REQUIRED WORK
Your job is to retype all of the data word for word, leaving every image out.

— Start —

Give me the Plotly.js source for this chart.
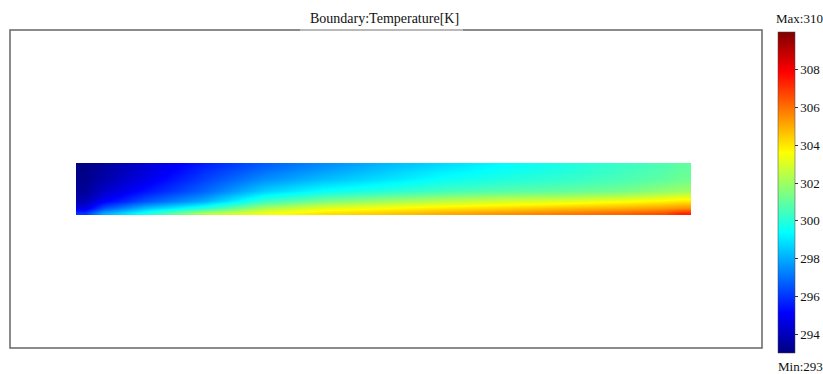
<!DOCTYPE html>
<html>
<head>
<meta charset="utf-8">
<script src="https://cdn.plot.ly/plotly-3.0.1.min.js"></script>
<style>html,body{margin:0;padding:0;background:#fff;}#chart{width:823px;height:374px;}</style>
</head>
<body>
<div id="chart"></div>
<script>
// Positions along the strip (fraction of length) and across it (fraction of height, 0 = bottom edge)
const xPos = [0, 0.03, 0.1, 0.2, 0.3, 0.4, 0.5, 0.6, 0.7, 0.8, 0.9, 0.97, 1.0];
const yPos = [0, 0.1, 0.25, 0.45, 0.7, 0.92, 1.0];

// Temperature [K], one row per yPos (bottom to top)
const tempY000 = [296.0, 297.9, 299.7, 302.3, 303.4, 304.1, 304.5, 305.0, 305.4, 305.8, 306.2, 306.6, 307.3];
const tempY010 = [294.7, 296.4, 298.3, 300.0, 302.2, 303.2, 303.6, 304.0, 304.3, 304.7, 305.0, 305.3, 305.5];
const tempY025 = [293.9, 295.0, 296.5, 298.0, 300.3, 301.4, 302.0, 302.5, 302.9, 303.1, 303.5, 303.8, 304.0];
const tempY045 = [293.4, 294.2, 295.4, 296.8, 298.6, 299.5, 300.0, 300.5, 300.8, 301.0, 301.3, 301.8, 302.0];
const tempY070 = [293.2, 293.7, 294.75, 296.2, 297.5, 298.3, 298.9, 299.5, 299.9, 300.2, 300.6, 300.95, 301.2];
const tempY092 = [293.1, 293.5, 294.45, 295.8, 296.9, 297.7, 298.4, 299.0, 299.5, 299.9, 300.4, 300.75, 301.0];
const tempY100 = [293.05, 293.45, 294.4, 295.6, 296.7, 297.5, 298.2, 298.8, 299.4, 299.85, 300.35, 300.7, 301.0];

const colorTicks = [294, 296, 298, 300, 302, 304, 306, 308];
const tMin = 293, tMax = 310;
const titleText = 'Boundary:Temperature[K]';

const jet = [
  [0, 'rgb(0,0,128)'],
  [0.125, 'rgb(0,0,255)'],
  [0.375, 'rgb(0,255,255)'],
  [0.625, 'rgb(255,255,0)'],
  [0.875, 'rgb(255,0,0)'],
  [1, 'rgb(128,0,0)']
];

const serif = 'Liberation Serif, Times New Roman, serif';

const trace = {
  type: 'heatmap',
  x: xPos,
  y: yPos,
  z: [tempY000, tempY010, tempY025, tempY045, tempY070, tempY092, tempY100],
  zmin: tMin, zmax: tMax,
  zsmooth: 'best',
  colorscale: jet,
  hoverinfo: 'skip',
  colorbar: {
    x: (778 - 10) / 752, xanchor: 'left', xpad: 0,
    y: 0.9937, yanchor: 'top', ypad: 0,
    lenmode: 'pixels', len: 321,
    thicknessmode: 'pixels', thickness: 17,
    tickvals: colorTicks,
    ticks: 'outside', ticklen: 3, tickcolor: '#333', tickwidth: 1,
    tickfont: {family: serif, size: 13, color: '#111'},
    outlinewidth: 0.5, outlinecolor: '#444'
  }
};

// strip: 76..691 px across, 163..215 px down; frame 10..762, 30..348
const xr0 = -0.015, xr1 = 1.015, xpx = 615 / (xr1 - xr0);
const yr0 = -0.05, yr1 = 1.04, ypx = 52 / (yr1 - yr0);

const layout = {
  width: 823, height: 374,
  margin: {l: 10, r: 61, t: 30, b: 26, autoexpand: false},
  paper_bgcolor: '#fff', plot_bgcolor: '#fff',
  showlegend: false,
  xaxis: {range: [xr0 - 66 / xpx, xr1 + 71 / xpx], visible: false, fixedrange: true},
  yaxis: {range: [yr0 - 133 / ypx, yr1 + 133 / ypx], visible: false, fixedrange: true},
  shapes: [
    {type: 'rect', xref: 'paper', yref: 'paper', x0: 0, x1: 1, y0: 0, y1: 1,
     line: {color: '#666666', width: 1.5}, fillcolor: 'rgba(0,0,0,0)'},
    {type: 'line', xref: 'paper', yref: 'paper', x0: (300 - 10) / 752, x1: (463 - 10) / 752, y0: 1, y1: 1,
     line: {color: '#c8c8c8', width: 1.5}}
  ],
  annotations: [
    {text: titleText, xref: 'paper', yref: 'paper', x: (384 - 10) / 752, y: 1 + 12 / 318,
     xanchor: 'center', yanchor: 'middle', showarrow: false,
     font: {family: serif, size: 14, color: '#111'}},
    {text: 'Max:' + tMax, xref: 'paper', yref: 'paper', x: (823 - 10) / 752, y: 1 + 12 / 318,
     xanchor: 'right', yanchor: 'middle', showarrow: false, xshift: 2,
     font: {family: serif, size: 13, color: '#111'}},
    {text: 'Min:' + tMin, xref: 'paper', yref: 'paper', x: (823 - 10) / 752, y: -18 / 318,
     xanchor: 'right', yanchor: 'middle', showarrow: false, xshift: 2,
     font: {family: serif, size: 13, color: '#111'}}
  ]
};

Plotly.newPlot('chart', [trace], layout, {displayModeBar: false, staticPlot: true});
</script>
</body>
</html>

— End —

REPLY TO THE EXERCISE
Give me the Plotly.js source for this chart.
<!DOCTYPE html>
<html>
<head>
<meta charset="utf-8">
<script src="https://cdn.plot.ly/plotly-3.0.1.min.js"></script>
<style>html,body{margin:0;padding:0;background:#fff;}#chart{width:823px;height:374px;}</style>
</head>
<body>
<div id="chart"></div>
<script>
// Positions along the strip (fraction of length) and across it (fraction of height, 0 = bottom edge)
const xPos = [0, 0.03, 0.1, 0.2, 0.3, 0.4, 0.5, 0.6, 0.7, 0.8, 0.9, 0.97, 1.0];
const yPos = [0, 0.1, 0.25, 0.45, 0.7, 0.92, 1.0];

// Temperature [K], one row per yPos (bottom to top)
const tempY000 = [296.0, 297.9, 299.7, 302.3, 303.4, 304.1, 304.5, 305.0, 305.4, 305.8, 306.2, 306.6, 307.3];
const tempY010 = [294.7, 296.4, 298.3, 300.0, 302.2, 303.2, 303.6, 304.0, 304.3, 304.7, 305.0, 305.3, 305.5];
const tempY025 = [293.9, 295.0, 296.5, 298.0, 300.3, 301.4, 302.0, 302.5, 302.9, 303.1, 303.5, 303.8, 304.0];
const tempY045 = [293.4, 294.2, 295.4, 296.8, 298.6, 299.5, 300.0, 300.5, 300.8, 301.0, 301.3, 301.8, 302.0];
const tempY070 = [293.2, 293.7, 294.75, 296.2, 297.5, 298.3, 298.9, 299.5, 299.9, 300.2, 300.6, 300.95, 301.2];
const tempY092 = [293.1, 293.5, 294.45, 295.8, 296.9, 297.7, 298.4, 299.0, 299.5, 299.9, 300.4, 300.75, 301.0];
const tempY100 = [293.05, 293.45, 294.4, 295.6, 296.7, 297.5, 298.2, 298.8, 299.4, 299.85, 300.35, 300.7, 301.0];

const colorTicks = [294, 296, 298, 300, 302, 304, 306, 308];
const tMin = 293, tMax = 310;
const titleText = 'Boundary:Temperature[K]';

const jet = [
  [0, 'rgb(0,0,128)'],
  [0.125, 'rgb(0,0,255)'],
  [0.375, 'rgb(0,255,255)'],
  [0.625, 'rgb(255,255,0)'],
  [0.875, 'rgb(255,0,0)'],
  [1, 'rgb(128,0,0)']
];

const serif = 'Liberation Serif, Times New Roman, serif';

const trace = {
  type: 'heatmap',
  x: xPos,
  y: yPos,
  z: [tempY000, tempY010, tempY025, tempY045, tempY070, tempY092, tempY100],
  zmin: tMin, zmax: tMax,
  zsmooth: 'best',
  colorscale: jet,
  hoverinfo: 'skip',
  colorbar: {
    x: (778 - 10) / 752, xanchor: 'left', xpad: 0,
    y: 0.9937, yanchor: 'top', ypad: 0,
    lenmode: 'pixels', len: 321,
    thicknessmode: 'pixels', thickness: 17,
    tickvals: colorTicks,
    ticks: 'outside', ticklen: 3, tickcolor: '#333', tickwidth: 1,
    tickfont: {family: serif, size: 13, color: '#111'},
    outlinewidth: 0.5, outlinecolor: '#444'
  }
};

// strip: 76..691 px across, 163..215 px down; frame 10..762, 30..348
const xr0 = -0.015, xr1 = 1.015, xpx = 615 / (xr1 - xr0);
const yr0 = -0.05, yr1 = 1.04, ypx = 52 / (yr1 - yr0);

const layout = {
  width: 823, height: 374,
  margin: {l: 10, r: 61, t: 30, b: 26, autoexpand: false},
  paper_bgcolor: '#fff', plot_bgcolor: '#fff',
  showlegend: false,
  xaxis: {range: [xr0 - 66 / xpx, xr1 + 71 / xpx], visible: false, fixedrange: true},
  yaxis: {range: [yr0 - 133 / ypx, yr1 + 133 / ypx], visible: false, fixedrange: true},
  shapes: [
    {type: 'rect', xref: 'paper', yref: 'paper', x0: 0, x1: 1, y0: 0, y1: 1,
     line: {color: '#666666', width: 1.5}, fillcolor: 'rgba(0,0,0,0)'},
    {type: 'line', xref: 'paper', yref: 'paper', x0: (300 - 10) / 752, x1: (463 - 10) / 752, y0: 1, y1: 1,
     line: {color: '#c8c8c8', width: 1.5}}
  ],
  annotations: [
    {text: titleText, xref: 'paper', yref: 'paper', x: (384 - 10) / 752, y: 1 + 12 / 318,
     xanchor: 'center', yanchor: 'middle', showarrow: false,
     font: {family: serif, size: 14, color: '#111'}},
    {text: 'Max:' + tMax, xref: 'paper', yref: 'paper', x: (823 - 10) / 752, y: 1 + 12 / 318,
     xanchor: 'right', yanchor: 'middle', showarrow: false, xshift: 2,
     font: {family: serif, size: 13, color: '#111'}},
    {text: 'Min:' + tMin, xref: 'paper', yref: 'paper', x: (823 - 10) / 752, y: -18 / 318,
     xanchor: 'right', yanchor: 'middle', showarrow: false, xshift: 2,
     font: {family: serif, size: 13, color: '#111'}}
  ]
};

Plotly.newPlot('chart', [trace], layout, {displayModeBar: false, staticPlot: true});
</script>
</body>
</html>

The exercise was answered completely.